There is the radical conversion, when one who has strayed far off decides, like the prodigal son, to return to the house of the Father. Conversion overcomes the root of evil, which is sin (cf Pope Benedict XVI, Angelus, March 11, 2007). A sincere and contrite confession washes off all the accumulated dirt of sin, and produces a newness of life in God’s grace. Conversion produces a new self in man (cf Eph 2:24) and reconciles him to God (cf 2 Cor 5:20).

But more often, it is the little conversions that challenge us daily. Imbued with rectitude of intention, we correct ourselves as we move along during the day, controlling our selfish impulses, overcoming love of comfort, or showing more charity in our behavior. These little conversions happen when we decide to help our wife with the kitchen chores instead of watching basketball on television, or to play with our child rather than read the newspaper, or to go out of our way in helping a colleague in the office to finish a task. What would Jesus do if he were right here in my situation, we may ask ourselves.

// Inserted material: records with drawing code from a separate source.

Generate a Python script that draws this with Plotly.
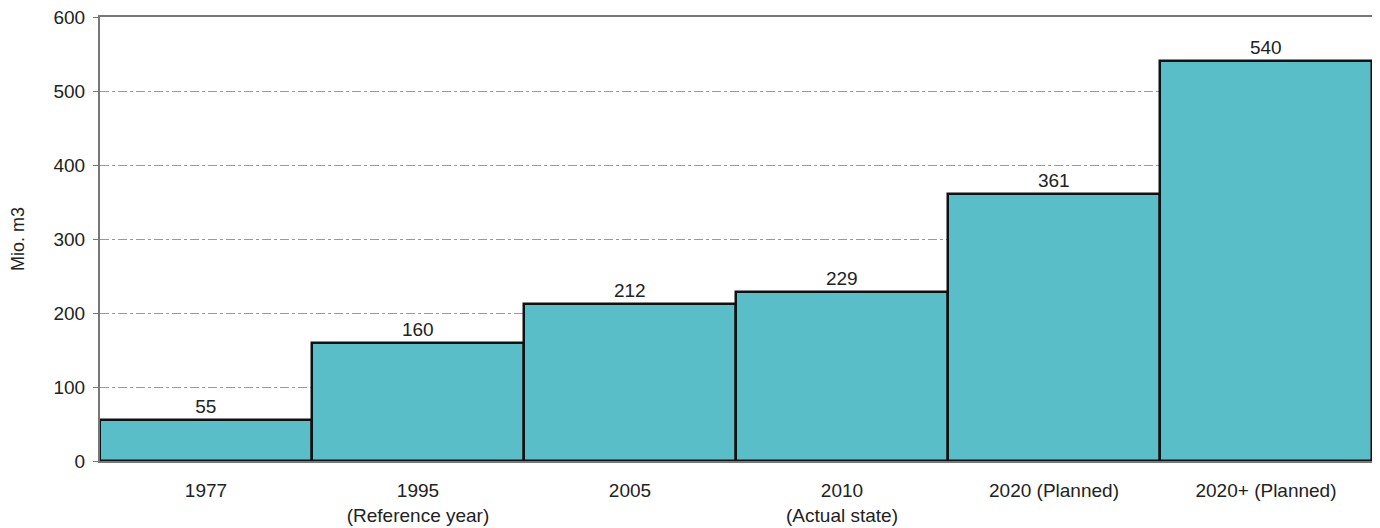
import plotly.graph_objects as go

categories = ["1977", "1995<br>(Reference year)", "2005", "2010<br>(Actual state)",
              "2020 (Planned)", "2020+ (Planned)"]
values = [55, 160, 212, 229, 361, 540]
y_ticks = [0, 100, 200, 300, 400, 500, 600]

BAR_COLOR = "#59BEC8"
FONT = "Liberation Sans, Arial, sans-serif"

fig = go.Figure()

fig.add_trace(go.Bar(
    x=categories,
    y=values,
    marker=dict(color=BAR_COLOR, line=dict(color="#111111", width=2.5)),
    text=[str(v) for v in values],
    textposition="outside",
    textfont=dict(size=19, color="#222222", family=FONT),
    cliponaxis=False,
))

# page body adds ~8px offset, so margins are shifted to compensate
fig.update_layout(
    width=1366, height=520,
    margin=dict(l=92, r=2, t=9, b=56),
    plot_bgcolor="white",
    paper_bgcolor="white",
    bargap=0,
    showlegend=False,
    font=dict(family=FONT, size=19, color="#222222"),
)

fig.update_xaxes(
    showline=True, linecolor="#777777", linewidth=2, mirror=True,
    ticks="", tickfont=dict(size=19), showgrid=False,
    ticklabelstandoff=11,
)
fig.update_yaxes(
    range=[0, 600], tickvals=y_ticks,
    showline=True, linecolor="#777777", linewidth=2, mirror=True,
    ticks="outside", ticklen=5, tickcolor="#777777",
    showgrid=True, gridcolor="#999999", gridwidth=1, griddash="dashdot",
    zeroline=False, tickfont=dict(size=19), ticklabelstandoff=4,
    ticklabeloverflow="allow",
    title=dict(text="Mio. m3", font=dict(size=18), standoff=24),
    automargin=False,
)

fig.write_html("out.html")
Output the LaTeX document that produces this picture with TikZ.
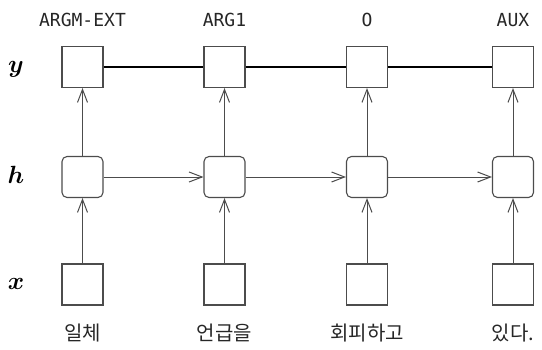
\documentclass[tikz,border=0pt]{standalone}
\usepackage{amsmath,bm}
\usepackage{fontspec}
\setmainfont{Noto Sans CJK KR}
\newfontfamily\tagfont{DejaVu Sans Mono}
\usetikzlibrary{arrows.meta}
\begin{document}
\begin{tikzpicture}[x=1pt,y=1pt,
  box/.style={draw=black!70,line width=1.1pt,minimum size=41pt,inner sep=0pt,fill=white},
  hbox/.style={box,rounded corners=5pt},
  arr/.style={draw=black!70,line width=1pt,-{Straight Barb[length=13pt,width=10pt,line width=1pt]}},
  tag/.style={font=\tagfont\fontsize{18}{18}\selectfont,text=black!85},
  word/.style={font=\fontsize{20}{20}\selectfont,text=black!85},
  row/.style={font=\fontsize{30}{30}\selectfont}]
\useasboundingbox (0,0) rectangle (542,349);
\foreach \i/\cx/\t/\w in {1/82.5/ARGM-EXT/일체, 2/224.5/ARG1/언급을, 3/367/O/회피하고, 4/513/AUX/있다.}{
  \node[box] (y\i) at (\cx,282) {};
  \node[hbox] (h\i) at (\cx,172) {};
  \node[box] (x\i) at (\cx,64.5) {};
  \node[tag] (t\i) at (\cx,329) {\t};
  \node[word] (w\i) at (\cx,16) {\w};
  \draw[arr] (x\i) -- (h\i);
  \draw[arr] (h\i) -- (y\i);
}
\draw[line width=1.8pt] (y1) -- (y2);
\draw[line width=1.8pt] (y2) -- (y3);
\draw[line width=1.8pt] (y3) -- (y4);
\draw[arr] (h1) -- (h2);
\draw[arr] (h2) -- (h3);
\draw[arr] (h3) -- (h4);
\node[row] (ly) at (16,280) {$\bm{y}$};
\node[row] (lh) at (16,174) {$\bm{h}$};
\node[row] (lx) at (16,65) {$\bm{x}$};
\end{tikzpicture}
\end{document}
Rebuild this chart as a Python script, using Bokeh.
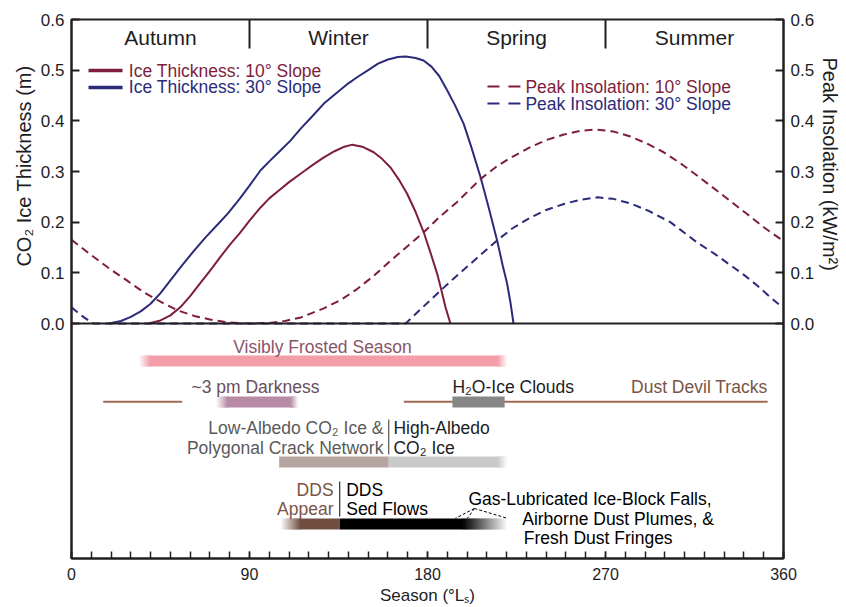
from bokeh.plotting import figure
from bokeh.models import (Range1d, LinearAxis, FixedTicker, PrintfTickFormatter, Label, Span, Title)
from bokeh.embed import file_html
from bokeh.resources import INLINE

FONT = "Liberation Sans"
RED = "#7E1E3B"
NAVY = "#2B2B7B"
INK = "#1d1d1f"
FRAME = "#231f20"

# ---------------- data ----------------
seasons = ["Autumn", "Winter", "Spring", "Summer"]
season_bounds = [0, 90, 180, 270, 360]

ice10_ls = [39, 45, 50, 55, 60, 65, 70, 75, 80, 85, 90, 95.6, 100, 105, 110, 116, 122, 127.6, 133, 138, 142,
            147, 152.8, 157, 161.3, 165.5, 169.7, 174, 178.1, 181.5, 184.9, 187, 189.1, 191.6]
ice10_v = [0, 0.006, 0.016, 0.032, 0.054, 0.079, 0.104, 0.130, 0.155, 0.178, 0.203, 0.229, 0.247, 0.263, 0.279,
           0.296, 0.313, 0.328, 0.340, 0.349, 0.353, 0.349, 0.338, 0.325, 0.308, 0.284, 0.256, 0.220, 0.180,
           0.140, 0.098, 0.066, 0.032, 0]

ice30_ls = [19, 25, 30, 35, 40, 45, 50, 56, 62, 68, 74, 79, 85, 90, 95.5, 100, 105, 110.7, 116, 122, 127.6, 134,
            140, 144.4, 150, 155, 160, 165, 169, 174, 178, 182, 186, 190, 194, 198.3, 202, 206.8, 211, 215.2,
            218, 220.3, 222, 223.5]
ice30_v = [0, 0.005, 0.013, 0.024, 0.039, 0.060, 0.085, 0.115, 0.144, 0.171, 0.196, 0.217, 0.246, 0.272, 0.302,
           0.320, 0.339, 0.361, 0.385, 0.410, 0.434, 0.455, 0.474, 0.486, 0.500, 0.513, 0.521, 0.526, 0.527,
           0.524, 0.519, 0.507, 0.488, 0.460, 0.430, 0.394, 0.350, 0.289, 0.228, 0.164, 0.115, 0.078, 0.040, 0]

ins10_ls = [0, 10, 20, 28, 36, 45, 53.6, 62, 70, 79, 90, 100, 108, 116, 127.6, 136, 144.4, 152.8, 161.3, 170,
            178.1, 186, 195, 206.8, 215, 222, 232, 240, 249, 257, 265, 274, 282.6, 291, 299.4, 308, 316.3,
            326.4, 334, 341.6, 350, 358.4, 360]
ins10_v = [0.165, 0.135, 0.106, 0.085, 0.063, 0.043, 0.026, 0.015, 0.008, 0.002, 0.0, 0.001, 0.005, 0.012,
           0.030, 0.046, 0.068, 0.094, 0.124, 0.153, 0.180, 0.210, 0.240, 0.285, 0.310, 0.327, 0.348, 0.362,
           0.373, 0.380, 0.383, 0.379, 0.369, 0.355, 0.338, 0.316, 0.292, 0.262, 0.239, 0.216, 0.190, 0.167,
           0.165]

ins30_ls = [0, 3, 6, 9, 11.3, 169, 177, 186.6, 193, 200, 207, 215.2, 223, 232, 240, 249, 257, 266, 274, 282.6,
            292, 302.8, 316.3, 325, 333.2, 340, 346.7, 353, 358.5, 360]
ins30_v = [0.032, 0.022, 0.013, 0.005, 0, 0, 0.030, 0.065, 0.088, 0.112, 0.136, 0.164, 0.188, 0.209, 0.224,
           0.236, 0.244, 0.249, 0.246, 0.237, 0.222, 0.200, 0.160, 0.138, 0.115, 0.096, 0.075, 0.053, 0.035,
           0.032]

# lower panel: seasonal activity ranges (deg Ls)
frost_range = (34, 220.4)
dark_range = (73, 114.7)
cloud_range = (192.6, 219)
ddt_segments = [(16, 56), (168, 352)]
low_albedo_range = (105, 160.4)
high_albedo_range = (160.4, 220.4)
dds_appear_range = (105.7, 135.6)
dds_flow_range = (135.6, 198)
gas_range = (198, 220.4)

y_ticks = [0.0, 0.1, 0.2, 0.3, 0.4, 0.5, 0.6]
x_ticks = [0, 90, 180, 270, 360]
x_minor = list(range(0, 361, 10))

# ---------------- figure ----------------
p = figure(width=846, height=607, x_range=Range1d(0, 360), y_range=Range1d(-0.4638, 0.6),
           output_backend="svg", toolbar_location=None,
           min_border_left=71, min_border_right=63, min_border_top=19, min_border_bottom=49)
p.grid.visible = False
p.outline_line_color = FRAME
p.outline_line_width = 2


def style_y(ax):
    ax.ticker = FixedTicker(ticks=y_ticks, minor_ticks=[])
    ax.formatter = PrintfTickFormatter(format="%.1f")
    ax.major_tick_in = 8
    ax.major_tick_out = 0
    ax.minor_tick_in = 0
    ax.minor_tick_out = 0
    ax.axis_line_width = 2
    ax.axis_line_color = FRAME
    ax.major_tick_line_width = 2
    ax.major_tick_line_color = FRAME
    ax.major_label_text_font = FONT
    ax.major_label_text_font_size = "17px"
    ax.major_label_text_color = INK
    ax.major_label_standoff = 7


style_y(p.yaxis[0])
rax = LinearAxis()
style_y(rax)
p.add_layout(rax, "right")

# axis titles centred on the upper panel
p.add_layout(Title(text="CO₂ Ice Thickness (m)", align="right", offset=46, standoff=6,
                   text_font=FONT, text_font_size="20px", text_font_style="normal",
                   text_color=INK), "left")
p.add_layout(Title(text="Peak Insolation (kW/m²)", align="left", offset=38, standoff=3,
                   text_font=FONT, text_font_size="20px", text_font_style="normal",
                   text_color=INK), "right")

xa = p.xaxis[0]
xa.ticker = FixedTicker(ticks=x_ticks, minor_ticks=x_minor)
xa.major_tick_in = 7
xa.major_tick_out = 0
xa.minor_tick_in = 7
xa.minor_tick_out = 0
xa.axis_line_width = 2
xa.axis_line_color = FRAME
xa.major_tick_line_width = 1.5
xa.minor_tick_line_width = 1.5
xa.major_tick_line_color = FRAME
xa.minor_tick_line_color = FRAME
xa.major_label_text_font = FONT
xa.major_label_text_font_size = "16px"
xa.major_label_text_color = INK
xa.major_label_standoff = 9
xa.axis_label = "Season (°Lₛ)"
xa.axis_label_text_font = FONT
xa.axis_label_text_font_size = "17px"
xa.axis_label_text_font_style = "normal"
xa.axis_label_text_color = INK
xa.axis_label_standoff = 3

# divider between the two panels
p.add_layout(Span(location=0, dimension="width", line_color=FRAME, line_width=2))


def lab(x, y, text, size="17.5px", color=INK, align="left"):
    p.add_layout(Label(x=x, y=y, text=text, text_font=FONT, text_font_size=size,
                       text_color=color, text_align=align, text_baseline="middle"))


# seasons header
for i, s in enumerate(seasons):
    lab((season_bounds[i] + season_bounds[i + 1]) / 2, 0.5644, s, size="21px", align="center")
mid = season_bounds[1:-1]
p.segment(x0=mid, y0=[0.6] * len(mid), x1=mid, y1=[0.5427] * len(mid), line_color=FRAME, line_width=2)

# curves
p.line(ice10_ls, ice10_v, line_color=RED, line_width=2)
p.line(ice30_ls, ice30_v, line_color=NAVY, line_width=2)
p.line(ins10_ls, ins10_v, line_color=RED, line_width=2, line_dash="8 5")
p.line(ins30_ls, ins30_v, line_color=NAVY, line_width=2, line_dash="8 5")

# legends
p.segment(x0=[8.6, 8.6], y0=[0.4993, 0.4658], x1=[25.8, 25.8], y1=[0.4993, 0.4658],
          line_color=[RED, NAVY], line_width=3.5)
lab(29.0, 0.4993, "Ice Thickness: 10° Slope", color=RED)
lab(29.0, 0.4658, "Ice Thickness: 30° Slope", color=NAVY)
p.segment(x0=[210.3, 210.3], y0=[0.4677, 0.4342], x1=[227, 227], y1=[0.4677, 0.4342],
          line_color=[RED, NAVY], line_width=2, line_dash="12 9")
lab(229.5, 0.4677, "Peak Insolation: 10° Slope", color=RED)
lab(229.5, 0.4342, "Peak Insolation: 30° Slope", color=NAVY)

# ---------------- lower panel ----------------
H = 0.0109


def mix(color, t):
    """blend color with white; t=1 -> color, t=0 -> white"""
    c = color.lstrip("#")
    r, g, b = int(c[0:2], 16), int(c[2:4], 16), int(c[4:6], 16)
    r = round(255 + (r - 255) * t)
    g = round(255 + (g - 255) * t)
    b = round(255 + (b - 255) * t)
    return "#%02x%02x%02x" % (r, g, b)


def bar(rng, yc, color, fade_l=0.0, fade_r=0.0, n=16):
    x0, x1 = rng
    lefts, rights, colors = [], [], []
    eps = 0.35
    if fade_l > 0:
        w = fade_l / n
        for i in range(n):
            lefts.append(x0 + i * w)
            rights.append(x0 + (i + 1) * w + eps)
            colors.append(mix(color, (i + 0.5) / n))
    lefts.append(x0 + fade_l)
    rights.append(x1 - fade_r + (eps if fade_r > 0 else 0))
    colors.append(color)
    if fade_r > 0:
        w = fade_r / n
        s = x1 - fade_r
        for i in range(n):
            lefts.append(s + i * w)
            rights.append(s + (i + 1) * w + (eps if i < n - 1 else 0))
            colors.append(mix(color, 1 - (i + 0.5) / n))
    p.quad(left=lefts, right=rights, top=yc + H, bottom=yc - H,
           fill_color=colors, line_color=None)


# row 1: visibly frosted
lab(126.9, -0.0454, "Visibly Frosted Season", color="#8A5468", align="center")
bar(frost_range, -0.0740, "#F29DA8", fade_l=6, fade_r=5)

# row 2: darkness, clouds, dust devil tracks
for a, b in ddt_segments:
    p.segment(x0=[a], y0=[-0.1545], x1=[b], y1=[-0.1545], line_color="#9E6B55", line_width=2)
bar(dark_range, -0.1550, "#B78BA5", fade_l=6, fade_r=4)
bar(cloud_range, -0.1550, "#878787")
lab(93.0, -0.1263, "~3 pm Darkness", color="#6A4E5C", align="center")
lab(192.6, -0.1263, "H₂O-Ice Clouds", color=INK)
lab(351.9, -0.1263, "Dust Devil Tracks", color="#7B5444", align="right")

# row 3: albedo
lab(157.7, -0.2072, "Low-Albedo CO₂ Ice &", color="#5A5A5A", align="right")
lab(157.7, -0.2457, "Polygonal Crack Network", color="#5A5A5A", align="right")
lab(162.8, -0.2072, "High-Albedo", color=INK)
lab(162.8, -0.2457, "CO₂ Ice", color=INK)
p.segment(x0=[low_albedo_range[1]], y0=[-0.1895], x1=[low_albedo_range[1]], y1=[-0.2585],
          line_color="#555555", line_width=1.2)
bar(low_albedo_range, -0.2733, "#B6A5A0")
bar(high_albedo_range, -0.2733, "#CACACA", fade_r=5)

# row 4: DDS and gas-lubricated activity
lab(132.5, -0.3286, "DDS", color="#7B5444", align="right")
lab(132.5, -0.3661, "Appear", color="#7B5444", align="right")
lab(138.9, -0.3286, "DDS", color="black")
lab(138.9, -0.3661, "Sed Flows", color="black")
p.segment(x0=[dds_appear_range[1]], y0=[-0.3118], x1=[dds_appear_range[1]], y1=[-0.3809],
          line_color="#333333", line_width=1.2)
bar(dds_appear_range, -0.3957, "#6F4E40", fade_l=10)
bar(dds_flow_range, -0.3957, "#000000")
bar(gas_range, -0.3957, "#000000", fade_r=gas_range[1] - gas_range[0], n=30)

lab(200.7, -0.3473, "Gas-Lubricated Ice-Block Falls,", color="black")
lab(227.9, -0.3868, "Airborne Dust Plumes, &", color="black")
lab(228.7, -0.4233, "Fresh Dust Fringes", color="black")
ends = [194.1, 200.2, 220.4]
p.segment(x0=[203.7] * 3, y0=[-0.3651] * 3, x1=ends, y1=[-0.3845] * 3,
          line_color="black", line_width=1, line_dash="3 2")

open("out.html", "w").write(file_html(p, INLINE))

Day by day the conversions must continue. “Conversion is a matter of the moment. Sanctification is the work of a lifetime” (St. Josemaria Escriva, The Way, 285).

Jesus Christ calls upon us to imitate him all the way. He desires us to die to our own crosses daily, to forget ourselves, and to make our lives an example of self-giving and sacrifice. The change that Jesus Christ wants to see in us is our transformation into his likeness. That we become to others alter Christus, ipse Christus, another Christ, Christ himself.